In common with Chinese drama as a whole, shadow theater is closely linked to religion, ritual, and the daily life of the community. Families, lineages, or even whole villages would have plays performed to seek the assistance of, or give thanks to the gods.7 Shaanxi shadow troupes would be hired to perform at

    fairs, marriages, birthday parties, the ceremony for a one-month old baby, house construction, praying for safety, passing official exams, mourning–all are accompanied by shadow play performances for at least one night and up to three or six nights. Each night one to three episodes are put on with over three hours for each episode.8

Enchanted Stories reflects this relationship between theater and religion through figures depicting the gods of Good Fortune, Wealth, and Longevity; officials of the heavenly hierarchy; Buddhist and Daoist luminaries; and images of hell and its functionaries engaged in the grisly business of punishing wrong-doers.

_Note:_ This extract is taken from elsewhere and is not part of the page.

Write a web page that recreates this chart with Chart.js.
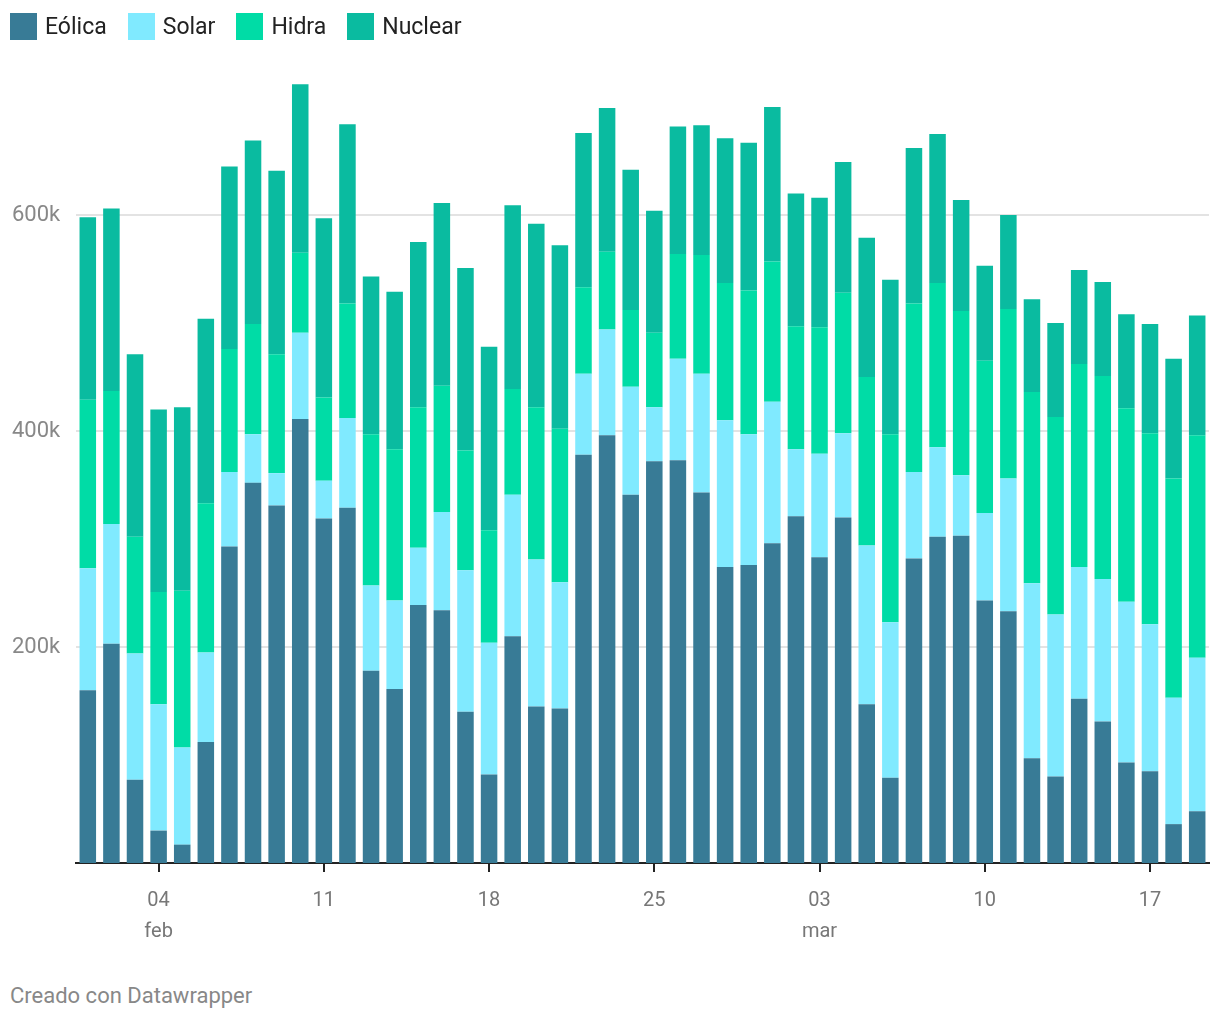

Also, Chinese religion, with its Jade Emperor and heavenly bureaucracy, created a world that was a mirror of the earthly world of imperial China. Since the state popularized this image throughout China in late imperial times, “the gods of popular religion, in their relationships to one another and to mortals, identified local communities with the organization of the Chinese state and cosmos.9 Shadow theater thus played a role in integrating local cultures.

All of this makes Enchanted Stories meaningful to K-12 educators as it provides students with insight into both daily life in traditional China and the ideas that shaped it. In addition,

  • It enables discussion and practice of traditional artistic skills at most grade levels;
  • It’s ideal for the multidisciplinary classroom as it embraces literature, music, and the visual arts;
  • In global studies, it’s a rich topic for cultural comparison, since shadow theater appears not only in China, but also in India, Indonesia, Southeast Asia, Egypt, Turkey, and Europe.

This web-companion gathers together various resources for better understanding shadow theater and its cultural contexts.

1 Fan Pen Chen, “Shadow Theaters of the World,” Asian Folklore Studies 62 (2003), p. 25.
2Chen, p. 32
3 See Alvin P. Cohen, “Documentation Relating to the Origins of the Chinese Shadow-Puppet Theater,” Asia Major, XIII.1 (2000): 83-108.
4 Chen, p. 46.
5 From Willow Weilan Hai Chang’s foreword to the exhibition catalogue.
6 Richard M. Swiderski, “The Aesthetics of a Contemporary Chinese Shadow Theater,” Asian Folklore Studies 43 (1984): 271.
7 Wilt L. Idema, “Traditional Dramatic Literature,” in Victor H. Mair (ed.), The Columbia History of Chinese Literature (New York; Columbia University Press, 2001), p. 788.
8 Li Hongjun, “The Artistry of Shadow Theater in Shaanxi,” exhibition catalogue.
9 Myron L. Cohen, “Being Chinese: The Peripheralization of Traditional Identity,” in Tu Wei-ming (ed.), The Living Tree–The Changing Meaning of Being Chinese Today (Stanford: Stanford University Press, 1994), pp. 99, 100.